Well... that's the point. Binary operations are common, and it works really well for those.

You could just as well argue that parens and other delimiters ("circumfix" notation, I believe the Perl folks call it) are also redundant because you can use postfix notation like Joy does. But it's more readable with delimiters. Delimiters do a great job of conveying the idea that "these things are what I'm talking about".

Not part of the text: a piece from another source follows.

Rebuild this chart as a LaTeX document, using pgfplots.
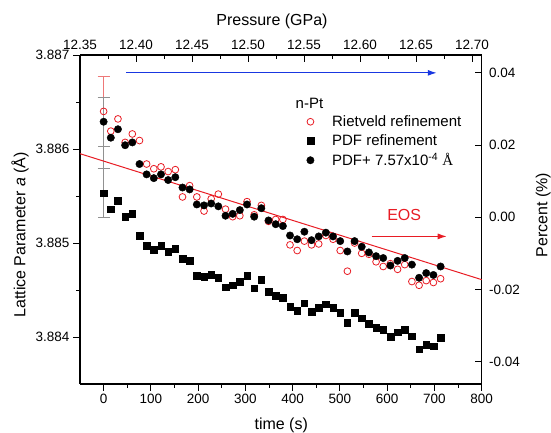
\documentclass[border=0pt]{standalone}
\usepackage{fontspec}
\setmainfont{Liberation Sans}
\newfontfamily\seriffont{Liberation Serif}
\usepackage{pgfplots}
\usepackage{pgfplotstable}
\pgfplotsset{compat=1.18}
\usetikzlibrary{arrows.meta}
\definecolor{eosred}{RGB}{232,28,36}
\definecolor{rblue}{RGB}{25,55,225}
\definecolor{ebred}{RGB}{238,120,120}
\definecolor{ebgray}{RGB}{145,145,145}

\pgfplotstableread{
t pdf riet
0.0 3.88553 3.88640
15.2 3.88536 3.88619
30.3 3.88545 3.88632
45.5 3.88528 3.88607
60.7 3.88531 3.88616
75.9 3.88508 3.88609
91.0 3.88497 3.88584
106.2 3.88493 3.88579
121.4 3.88497 3.88581
136.5 3.88491 3.88576
151.7 3.88494 3.88578
166.9 3.88483 3.88549
182.0 3.88481 3.88561
197.2 3.88465 3.88549
212.4 3.88464 3.88534
227.6 3.88466 3.88547
242.7 3.88463 3.88552
257.9 3.88453 3.88536
273.1 3.88455 3.88528
288.2 3.88459 3.88529
303.4 3.88465 3.88544
318.6 3.88452 3.88530
333.7 3.88461 3.88540
348.9 3.88448 3.88523
364.1 3.88444 3.88525
379.3 3.88442 3.88525
394.4 3.88432 3.88498
409.6 3.88428 3.88492
424.8 3.88436 3.88502
439.9 3.88427 3.88498
455.1 3.88431 3.88499
470.3 3.88435 3.88508
485.4 3.88431 3.88504
500.6 3.88426 3.88492
515.8 3.88415 3.88470
531.0 3.88426 3.88500
546.1 3.88420 3.88489
561.3 3.88414 3.88488
576.5 3.88410 3.88480
591.6 3.88408 3.88475
606.8 3.88400 3.88478
622.0 3.88405 3.88472
637.1 3.88408 3.88477
652.3 3.88401 3.88459
667.5 3.88387 3.88455
682.6 3.88392 3.88460
697.8 3.88390 3.88458
713.0 3.88399 3.88462
}\maindata

\pgfplotstableread{
t pdfp
0.0 3.88629
15.2 3.88612
30.3 3.88621
45.5 3.88604
60.7 3.88607
75.9 3.88584
91.0 3.88573
106.2 3.88569
121.4 3.88573
136.5 3.88567
151.7 3.88570
166.9 3.88559
182.0 3.88557
197.2 3.88541
212.4 3.88540
227.6 3.88542
242.7 3.88539
257.9 3.88529
273.1 3.88531
288.2 3.88535
303.4 3.88541
318.6 3.88528
333.7 3.88537
348.9 3.88524
364.1 3.88520
379.3 3.88518
394.4 3.88508
409.6 3.88504
424.8 3.88512
439.9 3.88503
455.1 3.88507
470.3 3.88511
485.4 3.88507
500.6 3.88502
515.8 3.88491
531.0 3.88502
546.1 3.88496
561.3 3.88490
576.5 3.88486
591.6 3.88484
606.8 3.88476
622.0 3.88481
637.1 3.88484
652.3 3.88477
667.5 3.88463
682.6 3.88468
697.8 3.88466
713.0 3.88475
}\shifteddata

\begin{document}
\begin{tikzpicture}
\pgfplotsset{
  every axis/.append style={
    scale only axis, width=401.7bp, height=329bp,
    axis line style={line width=1.2bp},
    every tick/.style={line width=0.9bp, black},
    major tick length=7bp, minor tick length=4bp,
    tick label style={font=\fontsize{13.5bp}{16bp}\selectfont},
    label style={font=\fontsize{16bp}{19bp}\selectfont},
    /pgf/number format/assume math mode=true,
  }
}
% right axis (percent)
\begin{axis}[
  xmin=-50, xmax=800, ymin=-0.0461, ymax=0.0449,
  axis y line*=right, axis x line=none,
  tick align=inside,
  ytick={-0.04,-0.02,0,0.02,0.04},
  yticklabel style={/pgf/number format/fixed, /pgf/number format/fixed zerofill, /pgf/number format/precision=2},
  scaled y ticks=false,
  yticklabel shift=4bp,
  ylabel={Percent (\%)},
  ylabel style={at={(axis description cs:1.153,0.514)}, anchor=center},
]
\end{axis}
% top axis (pressure)
\begin{axis}[
  xmin=12.35, xmax=12.7087, ymin=0, ymax=1,
  axis x line*=top, axis y line=none,
  tick align=inside,
  xtick={12.35,12.40,12.45,12.50,12.55,12.60,12.65,12.70}, minor x tick num=1,
  xticklabel style={/pgf/number format/fixed, /pgf/number format/fixed zerofill, /pgf/number format/precision=2},
  scaled x ticks=false,
  xticklabel shift=1.5bp,
  xlabel={Pressure (GPa)},
  xlabel style={at={(axis description cs:0.478,1.103)}, anchor=center},
]
\end{axis}
% main axis
\begin{axis}[
  xmin=-50, xmax=800, ymin=3.8835, ymax=3.887,
  axis x line*=bottom, axis y line*=left,
  tick align=outside,
  xtick={0,100,...,800}, minor x tick num=1,
  ytick={3.884,3.885,3.886,3.887}, minor y tick num=1,
  yticklabel style={/pgf/number format/fixed, /pgf/number format/fixed zerofill, /pgf/number format/precision=3},
  scaled y ticks=false,
  xlabel={time (s)},
  xlabel style={at={(axis description cs:0.501,-0.1246)}, anchor=center},
  ylabel={Lattice Parameter \textit{a} (Å)},
  ylabel style={at={(axis description cs:-0.149,0.453)}, anchor=center},
  clip=false,
  legend style={at={(axis cs:423,3.886400)}, anchor=north west, draw=none, fill=none,
    font=\fontsize{15bp}{18bp}\selectfont, row sep=2.5bp,
    /tikz/every odd column/.append style={column sep=16bp}},
  legend cell align=left,
]
% error bars
\addplot[ebred, line width=0.8bp, mark=none, forget plot,
  error bars/.cd, y dir=both, y explicit,
  error bar style={line width=0.8bp, ebred},
  error mark options={rotate=90, mark size=6bp, line width=0.8bp, ebred}]
  coordinates {(0,3.88640) +- (0,0.000373)};
\addplot[ebgray, line width=0.8bp, mark=none, forget plot,
  error bars/.cd, y dir=both, y explicit,
  error bar style={line width=0.8bp, ebgray},
  error mark options={rotate=90, mark size=6bp, line width=0.8bp, ebgray}]
  coordinates {(0,3.88629) +- (0,0.000260) (0,3.88553) +- (0,0.000260)};
% EOS line
\addplot[eosred, line width=1bp, mark=none, forget plot]
  coordinates {(-50,3.88595) (800,3.88461)};
% PDF squares
\addplot[only marks, mark=square*, mark size=3.3bp, black, forget plot]
  table[x=t, y=pdf] {\maindata};
% Rietveld open circles
\addplot[only marks, mark=o, mark size=3.4bp, eosred, mark options={line width=0.8bp}, forget plot]
  table[x=t, y=riet] {\maindata};
% PDF shifted filled circles
\addplot[only marks, mark=*, mark size=3.7bp, black, forget plot]
  table[x=t, y=pdfp] {\shifteddata};
% arrows and text
\draw[rblue, line width=1.2bp, -{Latex[length=9bp,width=6bp]}] (axis cs:48,3.88681) -- (axis cs:705,3.88681);
\draw[eosred, line width=1bp, -{Latex[length=9bp,width=6bp]}] (axis cs:567,3.88507) -- (axis cs:726,3.88507);
\node[eosred, font=\fontsize{16bp}{19bp}\selectfont] at (axis cs:636,3.88530) {EOS};
\node[anchor=west, font=\fontsize{15bp}{18bp}\selectfont] at (axis cs:399,3.88649) {n-Pt};
% legend
\addlegendimage{only marks, mark=o, mark size=3.4bp, eosred, mark options={line width=0.8bp}}
\addlegendentry{Rietveld refinement}
\addlegendimage{only marks, mark=square*, mark size=3.3bp, black}
\addlegendentry{PDF refinement}
\addlegendimage{only marks, mark=*, mark size=3.7bp, black}
\addlegendentry{PDF+ 7.57x10\textsuperscript{-4} {\seriffont Å}}
\coordinate (sw) at (rel axis cs:0,0);
\coordinate (ne) at (rel axis cs:1,1);
\end{axis}
\pgfresetboundingbox
\path ([shift={(-80bp,-49bp)}]sw) rectangle ([shift={(69.3bp,55bp)}]ne);
\end{tikzpicture}
\end{document}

Similarly, infix does a great job of conveying a special relationship or operation between two things. Even lispers write stuff like this (from paulgraham.com):

(type cons) -> fn
"->" is not code here, but it is an infix notation for explaining a concept. Often, infix is just clearer. Why shouldn't a language try to take advantage of this?

Like Pico or Lua

Your language reminds me of Pico and Lua.

See:

Pico: http://pico.vub.ac.be/
Lua: http://www.lua.org/

Yes, I see...

I see your point. Pico itself doesn't appeal to me (targeted at the wrong people, for one thing), but some of the ideas are analogous; for example, an object constructor is a function that returns a lexical context (the chief difference being that my language makes it a closure, so that you can call it). And they're using arrays to represent code, as Lisp uses lists; I didn't mention it, but I'm planning to use arrays.

Lua...hmm. Its fallback system may be interesting, although I think I prefer to implement semantics by defining semantics, rather than by means of error handling.

Python?

In Python, methods are actually closures over the object.

>>> class Point:
...    def Flip(): pass
...
>>> p = Point()
>>> p.Flip
<bound method Point.Flip of <__main__.Point instance at 0x007A7990>>

Oh, yeah...

Oh, yeah, I'd forgotten about that.

I did actually consider just teaching the kids Python. I like it; I use it; I'll probably use it for prototyping this language. (I expect I'll eventually switch to C or something for speed.) But some of its constructs are, ah, not what I would consider optimal. Mostly little warts (e.g., triple-quoting), but what really get me are the limitations on lambda and the lack of true nested scope.

Nested scopes

Forgive me, I don't have formal CS education.

What is the difference between true nested scopes and the nested scopes Python introduced in 2.2?

Python nested scopes

Suppose, in Python, one function scope is nested in another function. An statement in the inner scope may refer to a variable of the outer function, but there's no way to assign to such a variable.

What annoys me most about Python is that the meaning of a name often depends on whether it's an ordinary use or it's being assigned to.